I'm sitting in a hotel room in Kraków, listening to Aretha Franklin sing "Amazing Grace." Poland is having an unseasonably cold winter. I've got on gospel music to both open and steel myself for the journey ahead. In a few hours, I will be standing at the gates of Auschwitz with Elie Wiesel, Holocaust survivor, humanitarian, Nobel Peace Prize winner.

Auschwitz—one of the great warnings to modern civilization that evil is real and it lives in the hearts of apparently civilized men. The site of the most notorious Nazi concentration camp is no doubt one of the ugliest places on earth.

Elie Wiesel has already met with my crew, which is filming our visit for our book club. "You must allow the silence to break through," he says. "There can be no second takes."

I completely understand. This is sacred ground and a sacred mission for me. Today is my birthday and I chose to be here, to bear witness, to honor and give new life to the memory of the dead.

I just reread Night , and I am full with sorrow. My heart aches again for the lives that were lost. I want to weep and shout and scream. Instead I try to meditate, sit still. Very still. Go to the place where silence reigns.

I can't. I'm bombarded by too many thoughts. How evil flourishes in a field of apathy. How the senseless destruction of life continues around the world, with people too busy to notice. I am more determined than ever to pay attention.

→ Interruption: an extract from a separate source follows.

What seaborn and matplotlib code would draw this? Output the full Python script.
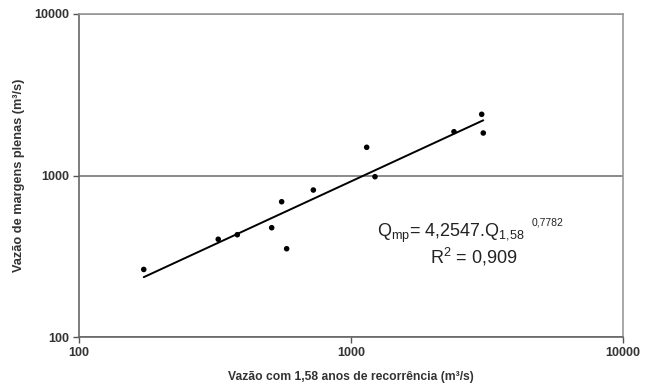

This year my fervent prayer is to be a channel for the deepest spiritual essence of my life. To know for sure that there are no ordinary moments. That to be alive is the most extraordinary thing we know.

I rifle through my luggage, looking for my long johns to wear to the death camps. A passage of Night is flashing in my brain: "'Strip! Hurry up! Raus!'… For us it meant true equality: nakedness. We trembled in the cold."

I say a prayer of thanks for the luxury of long johns, sweater, vest, jacket, Ugg boots, and pairs of gloves. Thank you.

I interviewed Elie Wiesel for the November 2000 issue of O . He told me then that only those who lived through the Holocaust can know what it was like, for language is an obstacle to describing it. But you cannot visit Auschwitz and ever be the same.

I close my eyes. Meditate. Stillness comes. I brace myself for the day. On my way to one of the bastions of inhumanity, I feel a sense of communion with the spirits of those who died and those who survived to bear witness. I have never felt more human.